In Hand Me Down, 14-year-old Liz is forced to leave home after her mother marries a convicted sex offender. Like White Oleander’s Astrid, Liz is a likable, sensitive and courageous narrator, forced into maturity too soon. However, this is no copycat debut. Hand Me Down is based on many of Thorne’s own life experiences, including the fact that her mother did, indeed, marry a sex offender, which led to Thorne and her younger sister moving apart.

Like Thorne, Liz has a little sister, Jaime, and Liz has grown up trying to protect her—first from their violent, alcoholic father and then from their mother’s new husband who, on more than one occasion, has let Liz know he’s interested in getting to know his stepdaughters more intimately.
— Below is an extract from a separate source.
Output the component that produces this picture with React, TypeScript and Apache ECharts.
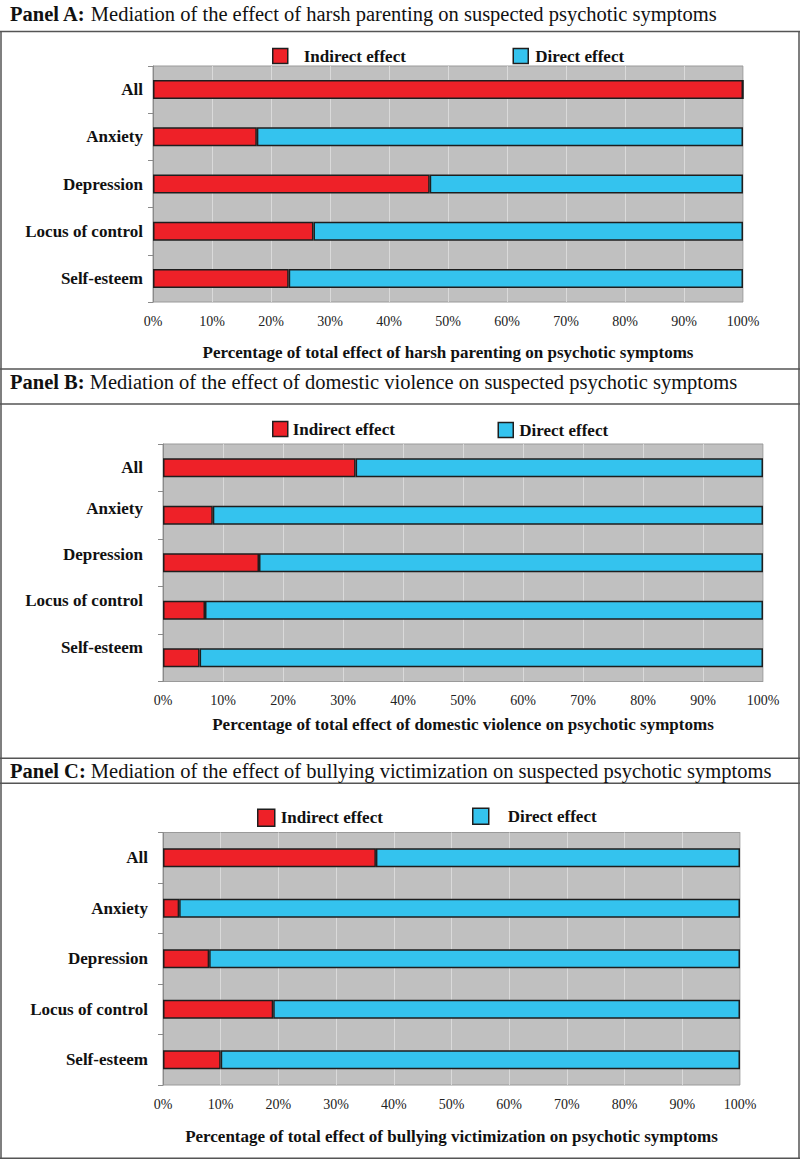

Even after Liz and Jaime are separated—living not just in different homes, but in different states—Liz continues to try to protect Jaime. It’s a situation that leads to heartache for both Liz and the reader, who by this time is so thoroughly drawn in by Thorne’s honest prose and dialogue that it becomes difficult to put the book aside.

Thorne said she wrote Hand Me Down to help herself heal; to show that “parents, even good ones, screw up”; and to encourage others struggling with family pain and forgiveness to share their stories. No doubt, Hand Me Down will inspire conversations. The situations and people Liz encounters are all believable. Even the more surreal characters (like Christian conservative Aunt Deborah) and events (Liz and Jaime trying to talk their drunk father out of buying a beer from a gas station on their way to Christmas Eve dinner) are those that readers vividly see and experience right along with Liz, thanks to Thorne’s sharp storytelling.

Hand Me Down is Thorne’s first novel. Despite a somewhat predictable (but much wished-for) ending, it hopefully will not be her last.